--- begin RECORDS TO USE ---

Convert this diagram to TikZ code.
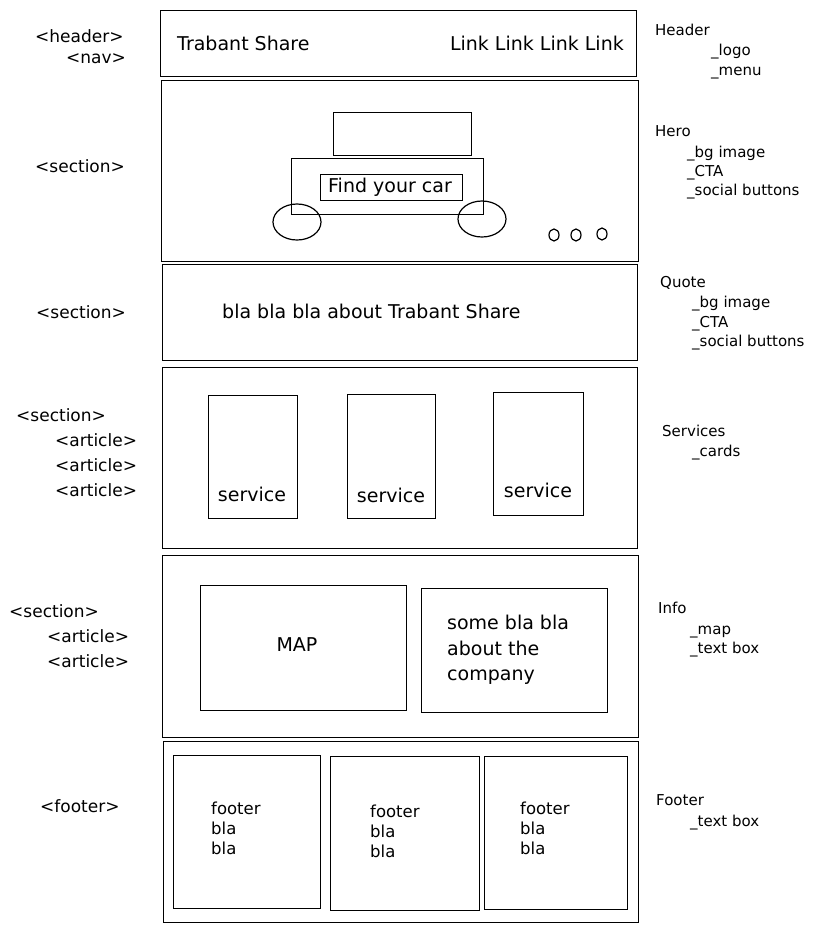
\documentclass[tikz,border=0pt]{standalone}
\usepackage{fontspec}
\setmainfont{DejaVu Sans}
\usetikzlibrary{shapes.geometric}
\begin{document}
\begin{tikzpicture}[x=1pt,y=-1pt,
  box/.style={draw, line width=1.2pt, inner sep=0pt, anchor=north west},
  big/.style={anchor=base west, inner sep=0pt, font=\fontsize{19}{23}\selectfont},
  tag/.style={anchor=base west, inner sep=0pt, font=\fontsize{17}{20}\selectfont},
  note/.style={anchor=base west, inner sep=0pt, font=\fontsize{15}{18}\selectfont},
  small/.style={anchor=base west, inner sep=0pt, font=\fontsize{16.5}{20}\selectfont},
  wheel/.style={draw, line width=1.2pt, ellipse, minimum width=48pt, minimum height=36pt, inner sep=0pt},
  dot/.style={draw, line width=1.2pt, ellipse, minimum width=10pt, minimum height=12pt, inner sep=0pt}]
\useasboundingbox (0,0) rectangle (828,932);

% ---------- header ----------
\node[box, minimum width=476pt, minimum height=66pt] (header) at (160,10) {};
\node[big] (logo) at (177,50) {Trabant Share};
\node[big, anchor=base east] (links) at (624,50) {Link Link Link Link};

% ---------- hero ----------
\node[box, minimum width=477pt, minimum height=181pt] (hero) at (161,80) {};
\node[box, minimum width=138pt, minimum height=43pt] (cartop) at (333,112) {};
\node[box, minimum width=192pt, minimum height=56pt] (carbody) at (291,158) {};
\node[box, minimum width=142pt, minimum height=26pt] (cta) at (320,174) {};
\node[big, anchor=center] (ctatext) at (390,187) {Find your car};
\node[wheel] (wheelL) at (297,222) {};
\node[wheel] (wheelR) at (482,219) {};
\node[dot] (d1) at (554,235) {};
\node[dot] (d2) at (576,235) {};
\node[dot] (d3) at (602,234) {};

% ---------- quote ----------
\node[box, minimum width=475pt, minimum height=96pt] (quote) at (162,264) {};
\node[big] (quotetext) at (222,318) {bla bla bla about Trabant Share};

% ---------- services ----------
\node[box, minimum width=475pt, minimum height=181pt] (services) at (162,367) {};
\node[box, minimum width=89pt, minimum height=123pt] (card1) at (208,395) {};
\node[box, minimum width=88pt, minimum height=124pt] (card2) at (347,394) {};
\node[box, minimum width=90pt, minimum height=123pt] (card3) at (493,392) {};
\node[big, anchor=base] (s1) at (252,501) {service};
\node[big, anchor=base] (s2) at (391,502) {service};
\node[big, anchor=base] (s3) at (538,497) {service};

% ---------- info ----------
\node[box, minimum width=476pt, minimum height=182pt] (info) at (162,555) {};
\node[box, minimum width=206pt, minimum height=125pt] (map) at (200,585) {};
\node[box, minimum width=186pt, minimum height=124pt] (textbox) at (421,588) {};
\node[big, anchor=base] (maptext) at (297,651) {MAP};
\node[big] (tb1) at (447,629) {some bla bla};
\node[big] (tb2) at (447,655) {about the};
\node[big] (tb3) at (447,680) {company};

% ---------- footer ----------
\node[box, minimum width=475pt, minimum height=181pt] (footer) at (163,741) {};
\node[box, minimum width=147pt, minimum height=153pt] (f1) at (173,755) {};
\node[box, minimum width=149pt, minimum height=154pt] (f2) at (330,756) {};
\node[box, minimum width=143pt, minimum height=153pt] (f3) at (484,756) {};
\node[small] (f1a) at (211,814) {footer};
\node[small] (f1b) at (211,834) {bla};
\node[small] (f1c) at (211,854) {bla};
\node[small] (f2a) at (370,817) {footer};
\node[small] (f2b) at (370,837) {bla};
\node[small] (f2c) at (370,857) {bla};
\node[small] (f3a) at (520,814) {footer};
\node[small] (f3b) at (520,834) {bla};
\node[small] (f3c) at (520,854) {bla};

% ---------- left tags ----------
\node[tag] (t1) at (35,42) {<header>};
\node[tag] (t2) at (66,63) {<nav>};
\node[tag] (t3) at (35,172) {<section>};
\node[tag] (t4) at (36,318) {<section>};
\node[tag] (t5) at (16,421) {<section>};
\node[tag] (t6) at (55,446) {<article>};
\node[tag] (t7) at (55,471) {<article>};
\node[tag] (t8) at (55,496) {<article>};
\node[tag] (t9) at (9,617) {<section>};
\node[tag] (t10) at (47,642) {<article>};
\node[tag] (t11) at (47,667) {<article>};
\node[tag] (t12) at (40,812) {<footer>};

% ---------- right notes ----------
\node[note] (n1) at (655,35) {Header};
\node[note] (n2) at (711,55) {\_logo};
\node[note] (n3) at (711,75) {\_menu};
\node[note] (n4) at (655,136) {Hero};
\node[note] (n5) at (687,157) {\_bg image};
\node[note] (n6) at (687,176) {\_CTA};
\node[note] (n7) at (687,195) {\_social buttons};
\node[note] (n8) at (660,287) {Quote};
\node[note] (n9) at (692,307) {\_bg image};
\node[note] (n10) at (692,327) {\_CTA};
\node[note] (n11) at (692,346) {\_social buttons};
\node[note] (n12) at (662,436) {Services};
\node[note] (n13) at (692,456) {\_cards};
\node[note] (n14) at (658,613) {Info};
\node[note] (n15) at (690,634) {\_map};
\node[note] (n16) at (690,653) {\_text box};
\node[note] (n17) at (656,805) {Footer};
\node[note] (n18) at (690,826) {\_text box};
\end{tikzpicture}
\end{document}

--- end RECORDS TO USE ---
--- begin RECORDS TO USE ---

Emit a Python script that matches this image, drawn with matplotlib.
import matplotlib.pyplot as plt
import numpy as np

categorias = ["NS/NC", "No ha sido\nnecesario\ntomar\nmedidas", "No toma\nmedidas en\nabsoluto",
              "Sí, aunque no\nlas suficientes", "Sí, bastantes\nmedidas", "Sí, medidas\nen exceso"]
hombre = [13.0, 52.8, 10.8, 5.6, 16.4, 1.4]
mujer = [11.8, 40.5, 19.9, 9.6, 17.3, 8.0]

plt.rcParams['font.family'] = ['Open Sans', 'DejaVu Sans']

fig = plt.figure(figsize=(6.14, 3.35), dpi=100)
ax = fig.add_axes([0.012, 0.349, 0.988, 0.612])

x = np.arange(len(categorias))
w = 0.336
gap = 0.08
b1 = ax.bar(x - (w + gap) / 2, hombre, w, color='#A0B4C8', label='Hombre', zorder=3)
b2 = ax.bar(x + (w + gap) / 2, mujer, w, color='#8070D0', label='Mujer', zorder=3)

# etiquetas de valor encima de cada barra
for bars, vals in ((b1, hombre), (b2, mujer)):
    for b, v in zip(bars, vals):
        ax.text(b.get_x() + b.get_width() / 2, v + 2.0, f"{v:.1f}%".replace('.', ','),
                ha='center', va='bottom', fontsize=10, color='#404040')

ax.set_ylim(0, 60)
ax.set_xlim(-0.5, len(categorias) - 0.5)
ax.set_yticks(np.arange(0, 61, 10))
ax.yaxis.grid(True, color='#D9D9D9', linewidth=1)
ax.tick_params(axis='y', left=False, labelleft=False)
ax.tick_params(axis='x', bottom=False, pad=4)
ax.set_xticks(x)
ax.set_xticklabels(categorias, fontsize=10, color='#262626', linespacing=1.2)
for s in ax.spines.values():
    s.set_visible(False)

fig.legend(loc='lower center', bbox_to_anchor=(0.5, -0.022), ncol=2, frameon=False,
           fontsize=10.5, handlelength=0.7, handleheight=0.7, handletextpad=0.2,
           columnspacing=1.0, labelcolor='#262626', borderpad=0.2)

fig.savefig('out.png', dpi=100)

--- end RECORDS TO USE ---

WORK TO COMPLETE: Above are the records. Print exactly, and only, the lines from the line with "Emit a Python" to the line with "import numpy as np", both inclusive.

OUTPUT FOR THIS TASK:
Emit a Python script that matches this image, drawn with matplotlib.
import matplotlib.pyplot as plt
import numpy as np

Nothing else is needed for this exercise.